To be done:
Repeat exactly, and only, the lines below starting at the line that contains "Clone this chart in matplotlib." and ending at the line that contains "import numpy as np", inclusive of both.

◆ ◆ ◆ ◆ ◆ ◆ ◆

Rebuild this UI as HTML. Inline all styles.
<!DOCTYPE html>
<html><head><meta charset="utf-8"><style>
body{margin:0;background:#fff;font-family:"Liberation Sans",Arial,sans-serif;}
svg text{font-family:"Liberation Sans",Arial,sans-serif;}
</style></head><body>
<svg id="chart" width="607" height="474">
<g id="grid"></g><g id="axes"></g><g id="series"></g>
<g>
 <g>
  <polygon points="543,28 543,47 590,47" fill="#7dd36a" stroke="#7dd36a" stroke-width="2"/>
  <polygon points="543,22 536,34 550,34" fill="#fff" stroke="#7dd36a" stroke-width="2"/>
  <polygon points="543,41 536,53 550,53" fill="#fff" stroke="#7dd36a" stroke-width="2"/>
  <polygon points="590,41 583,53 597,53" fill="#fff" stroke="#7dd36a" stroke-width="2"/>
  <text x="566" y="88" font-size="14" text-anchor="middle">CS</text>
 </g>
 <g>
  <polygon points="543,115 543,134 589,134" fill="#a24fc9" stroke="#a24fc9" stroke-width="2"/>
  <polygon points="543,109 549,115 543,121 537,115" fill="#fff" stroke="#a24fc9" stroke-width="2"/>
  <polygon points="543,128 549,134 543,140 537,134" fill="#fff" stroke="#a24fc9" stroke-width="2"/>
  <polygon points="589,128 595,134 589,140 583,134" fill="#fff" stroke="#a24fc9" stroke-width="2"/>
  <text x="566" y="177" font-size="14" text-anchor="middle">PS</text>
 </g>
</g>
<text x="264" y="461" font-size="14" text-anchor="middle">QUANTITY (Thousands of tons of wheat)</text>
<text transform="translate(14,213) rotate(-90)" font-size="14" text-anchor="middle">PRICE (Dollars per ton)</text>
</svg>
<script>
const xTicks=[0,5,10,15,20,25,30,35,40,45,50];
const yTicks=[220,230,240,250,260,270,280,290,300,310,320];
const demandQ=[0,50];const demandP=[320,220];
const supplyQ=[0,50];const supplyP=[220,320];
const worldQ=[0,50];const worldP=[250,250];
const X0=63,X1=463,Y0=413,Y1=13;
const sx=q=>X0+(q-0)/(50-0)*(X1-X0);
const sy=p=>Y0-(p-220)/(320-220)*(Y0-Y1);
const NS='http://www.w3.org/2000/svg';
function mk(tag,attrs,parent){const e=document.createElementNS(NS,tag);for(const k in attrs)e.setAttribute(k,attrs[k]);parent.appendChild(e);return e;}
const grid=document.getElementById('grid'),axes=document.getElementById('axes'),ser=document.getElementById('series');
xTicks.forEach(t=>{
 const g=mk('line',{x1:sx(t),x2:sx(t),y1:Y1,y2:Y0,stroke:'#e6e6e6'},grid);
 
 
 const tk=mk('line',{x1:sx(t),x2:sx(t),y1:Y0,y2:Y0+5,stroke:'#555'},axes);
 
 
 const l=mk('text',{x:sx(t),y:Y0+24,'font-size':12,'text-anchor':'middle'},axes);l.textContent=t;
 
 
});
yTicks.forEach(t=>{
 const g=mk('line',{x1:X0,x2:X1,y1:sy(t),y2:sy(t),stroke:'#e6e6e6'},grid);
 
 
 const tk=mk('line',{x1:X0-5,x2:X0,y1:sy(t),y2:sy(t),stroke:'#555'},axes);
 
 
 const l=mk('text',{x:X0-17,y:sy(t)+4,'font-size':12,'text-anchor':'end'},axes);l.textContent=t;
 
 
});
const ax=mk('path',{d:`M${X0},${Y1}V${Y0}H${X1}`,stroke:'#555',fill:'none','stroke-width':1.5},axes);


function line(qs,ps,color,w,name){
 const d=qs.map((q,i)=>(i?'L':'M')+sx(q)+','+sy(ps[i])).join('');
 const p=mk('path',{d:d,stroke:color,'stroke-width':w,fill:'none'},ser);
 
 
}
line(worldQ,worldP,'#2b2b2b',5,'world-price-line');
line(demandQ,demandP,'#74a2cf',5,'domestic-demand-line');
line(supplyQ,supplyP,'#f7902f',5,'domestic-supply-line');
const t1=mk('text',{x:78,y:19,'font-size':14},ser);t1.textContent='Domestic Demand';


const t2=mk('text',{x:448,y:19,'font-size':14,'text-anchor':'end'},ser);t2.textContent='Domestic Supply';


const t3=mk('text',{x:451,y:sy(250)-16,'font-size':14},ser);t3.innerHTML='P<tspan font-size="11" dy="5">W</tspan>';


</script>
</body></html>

◆ ◆ ◆ ◆ ◆ ◆ ◆

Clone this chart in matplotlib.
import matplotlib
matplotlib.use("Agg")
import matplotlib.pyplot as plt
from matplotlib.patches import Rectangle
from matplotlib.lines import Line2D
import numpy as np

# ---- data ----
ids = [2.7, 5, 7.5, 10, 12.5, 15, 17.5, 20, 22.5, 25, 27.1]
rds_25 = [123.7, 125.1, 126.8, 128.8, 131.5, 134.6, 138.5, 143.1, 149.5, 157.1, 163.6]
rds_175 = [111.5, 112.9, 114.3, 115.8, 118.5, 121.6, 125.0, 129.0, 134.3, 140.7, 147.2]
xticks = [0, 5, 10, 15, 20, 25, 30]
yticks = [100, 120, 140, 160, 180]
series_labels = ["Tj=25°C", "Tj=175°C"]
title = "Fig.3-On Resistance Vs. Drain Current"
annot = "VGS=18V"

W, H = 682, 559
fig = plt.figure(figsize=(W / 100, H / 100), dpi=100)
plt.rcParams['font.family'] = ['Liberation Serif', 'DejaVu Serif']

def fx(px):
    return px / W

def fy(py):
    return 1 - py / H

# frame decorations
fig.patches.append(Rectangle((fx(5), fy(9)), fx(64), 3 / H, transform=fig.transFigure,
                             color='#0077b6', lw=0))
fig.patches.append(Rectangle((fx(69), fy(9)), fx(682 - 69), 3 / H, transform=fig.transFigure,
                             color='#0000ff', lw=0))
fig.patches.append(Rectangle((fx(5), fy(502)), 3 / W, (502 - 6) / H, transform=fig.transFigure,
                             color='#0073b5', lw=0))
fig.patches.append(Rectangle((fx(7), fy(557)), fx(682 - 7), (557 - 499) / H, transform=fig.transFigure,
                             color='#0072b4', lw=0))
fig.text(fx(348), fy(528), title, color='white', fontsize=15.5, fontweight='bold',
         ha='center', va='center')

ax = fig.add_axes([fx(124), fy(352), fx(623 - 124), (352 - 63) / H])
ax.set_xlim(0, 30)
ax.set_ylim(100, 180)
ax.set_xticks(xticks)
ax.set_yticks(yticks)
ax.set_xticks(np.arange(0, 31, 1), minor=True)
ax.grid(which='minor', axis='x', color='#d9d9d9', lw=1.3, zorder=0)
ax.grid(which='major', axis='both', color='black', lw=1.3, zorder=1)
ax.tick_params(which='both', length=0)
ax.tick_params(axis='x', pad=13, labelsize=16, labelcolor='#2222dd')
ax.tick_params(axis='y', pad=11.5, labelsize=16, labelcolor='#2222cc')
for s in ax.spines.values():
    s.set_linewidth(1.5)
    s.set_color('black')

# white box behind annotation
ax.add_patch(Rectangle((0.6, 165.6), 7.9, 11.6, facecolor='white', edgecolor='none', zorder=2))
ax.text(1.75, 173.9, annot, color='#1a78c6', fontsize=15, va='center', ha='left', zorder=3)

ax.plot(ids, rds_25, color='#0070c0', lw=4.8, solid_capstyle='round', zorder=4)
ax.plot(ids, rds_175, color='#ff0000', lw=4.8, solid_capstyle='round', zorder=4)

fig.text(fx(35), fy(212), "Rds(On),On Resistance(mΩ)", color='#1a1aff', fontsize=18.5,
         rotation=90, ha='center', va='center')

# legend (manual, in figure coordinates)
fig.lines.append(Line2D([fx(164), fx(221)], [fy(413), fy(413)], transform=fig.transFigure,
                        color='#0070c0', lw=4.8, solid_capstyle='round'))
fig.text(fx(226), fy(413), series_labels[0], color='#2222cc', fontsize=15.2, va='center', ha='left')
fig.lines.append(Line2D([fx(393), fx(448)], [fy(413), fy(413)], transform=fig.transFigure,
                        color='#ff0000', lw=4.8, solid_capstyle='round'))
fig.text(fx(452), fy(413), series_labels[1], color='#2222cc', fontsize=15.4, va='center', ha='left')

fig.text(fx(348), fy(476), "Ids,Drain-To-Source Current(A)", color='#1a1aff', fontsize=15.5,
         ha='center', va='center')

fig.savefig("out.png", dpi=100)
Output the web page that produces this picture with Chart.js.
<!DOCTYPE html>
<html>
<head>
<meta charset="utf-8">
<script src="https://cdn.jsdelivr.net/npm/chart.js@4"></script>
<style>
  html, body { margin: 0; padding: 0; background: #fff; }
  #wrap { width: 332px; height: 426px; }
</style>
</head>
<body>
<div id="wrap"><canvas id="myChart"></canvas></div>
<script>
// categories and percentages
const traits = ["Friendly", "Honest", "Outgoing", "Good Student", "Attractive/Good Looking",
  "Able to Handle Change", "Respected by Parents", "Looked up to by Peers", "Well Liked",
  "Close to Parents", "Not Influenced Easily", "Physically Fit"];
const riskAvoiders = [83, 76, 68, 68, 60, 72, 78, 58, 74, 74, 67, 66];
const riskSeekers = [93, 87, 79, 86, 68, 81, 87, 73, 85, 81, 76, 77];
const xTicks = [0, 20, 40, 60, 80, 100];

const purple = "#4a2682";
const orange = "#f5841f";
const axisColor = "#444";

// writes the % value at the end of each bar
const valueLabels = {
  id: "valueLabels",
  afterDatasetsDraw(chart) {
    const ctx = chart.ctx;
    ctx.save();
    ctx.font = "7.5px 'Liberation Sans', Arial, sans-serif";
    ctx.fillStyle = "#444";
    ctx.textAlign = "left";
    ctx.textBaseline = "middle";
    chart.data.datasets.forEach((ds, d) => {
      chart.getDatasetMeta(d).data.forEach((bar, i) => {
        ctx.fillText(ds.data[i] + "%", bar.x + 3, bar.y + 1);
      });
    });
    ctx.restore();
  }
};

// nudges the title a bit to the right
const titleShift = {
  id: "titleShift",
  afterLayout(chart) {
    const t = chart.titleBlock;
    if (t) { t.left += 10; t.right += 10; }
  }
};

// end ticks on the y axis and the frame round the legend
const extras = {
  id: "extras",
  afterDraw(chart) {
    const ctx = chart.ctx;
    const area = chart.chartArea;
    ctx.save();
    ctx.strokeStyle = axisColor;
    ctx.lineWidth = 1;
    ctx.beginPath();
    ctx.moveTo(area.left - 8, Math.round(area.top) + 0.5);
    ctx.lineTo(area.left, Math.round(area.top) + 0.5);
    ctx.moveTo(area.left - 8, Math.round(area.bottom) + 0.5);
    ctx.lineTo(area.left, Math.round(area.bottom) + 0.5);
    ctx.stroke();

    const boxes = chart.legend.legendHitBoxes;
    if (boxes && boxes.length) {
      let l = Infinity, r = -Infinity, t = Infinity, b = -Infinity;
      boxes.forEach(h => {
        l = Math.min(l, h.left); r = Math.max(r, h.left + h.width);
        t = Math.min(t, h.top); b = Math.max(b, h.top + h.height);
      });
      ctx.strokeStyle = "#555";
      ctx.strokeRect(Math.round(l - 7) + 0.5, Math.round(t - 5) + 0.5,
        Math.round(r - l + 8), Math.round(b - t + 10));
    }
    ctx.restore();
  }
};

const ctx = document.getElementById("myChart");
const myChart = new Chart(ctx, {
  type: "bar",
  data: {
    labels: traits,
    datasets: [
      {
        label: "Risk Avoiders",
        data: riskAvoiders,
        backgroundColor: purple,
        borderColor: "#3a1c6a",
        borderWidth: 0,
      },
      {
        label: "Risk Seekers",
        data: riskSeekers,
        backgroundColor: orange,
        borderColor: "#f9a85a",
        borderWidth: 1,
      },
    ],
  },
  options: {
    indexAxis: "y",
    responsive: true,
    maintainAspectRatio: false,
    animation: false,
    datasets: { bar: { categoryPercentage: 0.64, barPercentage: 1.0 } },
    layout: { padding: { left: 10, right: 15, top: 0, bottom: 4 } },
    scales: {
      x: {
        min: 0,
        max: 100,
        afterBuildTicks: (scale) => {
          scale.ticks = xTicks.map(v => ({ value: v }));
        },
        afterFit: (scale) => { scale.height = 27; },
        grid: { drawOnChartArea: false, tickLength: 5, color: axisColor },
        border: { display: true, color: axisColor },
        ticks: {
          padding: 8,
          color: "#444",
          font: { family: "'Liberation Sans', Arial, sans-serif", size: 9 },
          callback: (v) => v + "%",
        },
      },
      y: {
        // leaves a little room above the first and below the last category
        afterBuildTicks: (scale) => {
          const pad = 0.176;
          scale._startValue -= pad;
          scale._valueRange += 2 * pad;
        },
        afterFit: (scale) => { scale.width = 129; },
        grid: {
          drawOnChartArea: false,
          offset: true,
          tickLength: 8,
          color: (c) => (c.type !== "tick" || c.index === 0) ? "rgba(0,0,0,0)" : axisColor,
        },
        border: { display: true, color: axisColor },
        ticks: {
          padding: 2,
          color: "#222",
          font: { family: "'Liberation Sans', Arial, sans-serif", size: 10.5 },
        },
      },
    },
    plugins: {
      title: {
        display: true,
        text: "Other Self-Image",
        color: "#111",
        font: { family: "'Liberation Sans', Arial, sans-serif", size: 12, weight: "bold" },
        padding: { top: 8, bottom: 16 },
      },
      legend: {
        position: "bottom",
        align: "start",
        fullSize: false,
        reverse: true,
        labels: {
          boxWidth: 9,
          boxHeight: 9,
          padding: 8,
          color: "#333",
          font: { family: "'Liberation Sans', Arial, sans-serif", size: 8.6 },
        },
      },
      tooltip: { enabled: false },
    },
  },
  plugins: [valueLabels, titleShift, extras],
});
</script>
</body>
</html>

◆ ◆ ◆ ◆ ◆ ◆ ◆

Exercise answer:
Clone this chart in matplotlib.
import matplotlib
matplotlib.use("Agg")
import matplotlib.pyplot as plt
from matplotlib.patches import Rectangle
from matplotlib.lines import Line2D
import numpy as np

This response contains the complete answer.